If anyone tells you that the weight of those taxes or the cost of inflating the debt won’t fall on the middle class, they’re lying to you. The Republican view that accumulating the largest pile of debt in human history will have no downstream negative effects on the American people and the American economy is just as much magical fairy dust as the Biden-era progressive insistence that modern monetary theory had consigned conservative worries about inflation and debt to the ash heap of history.
Many people apparently believe that if they must choose between low tax rates with foolish spending and high tax rates with foolish spending, it’s better to choose the former. But we’ll pay for our drunken-sailor spending and debt eventually, and the effects will fall on us in more inefficient, stupid, and oppressive ways later than if we faced the problem now.
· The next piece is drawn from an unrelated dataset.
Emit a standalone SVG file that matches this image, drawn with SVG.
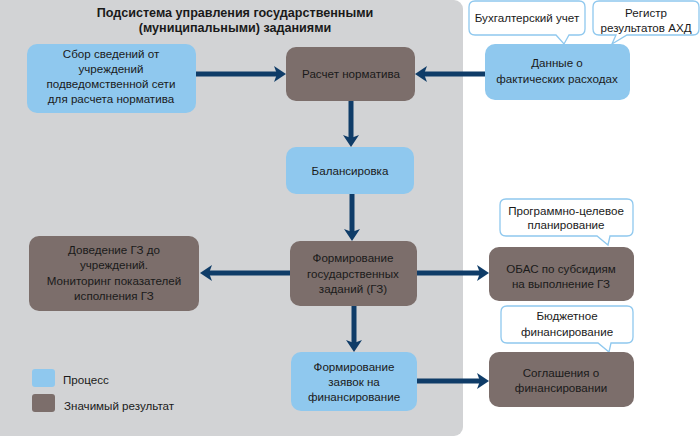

Worse, it’s very likely the bill will come due at a time of crisis and not of our choosing.
Don’t get me wrong: I’d rather we cut overall spending dramatically, balanced the budget, paid down the debt, and created a sane and sensible tax code. But if we won’t do that, I’d rather we raise enough revenue to pay for our addiction to consumption and entitlement spending, because, if we don’t, we’ll likely suffer a worse result down the road than a return to the tax code of FY 2016.
Many on the right will say that “America has a spending problem, not a revenue problem.” I disagree. I think we have a responsibility problem and a sanity problem. If the American people insist — as they do through their representatives in Congress, year after year — that the feds spend something like $7 trillion annually, then they should insist on raising something like $7 trillion annually in taxes.
The American people right now insist on no such thing, of course — and so the “fiscally responsible” Republicans in Congress happily locked the country into trillions of dollars of debt-financed future spending. And then they cut taxes.
But we’re all going to end up paying for it. It’s just a matter of when and how.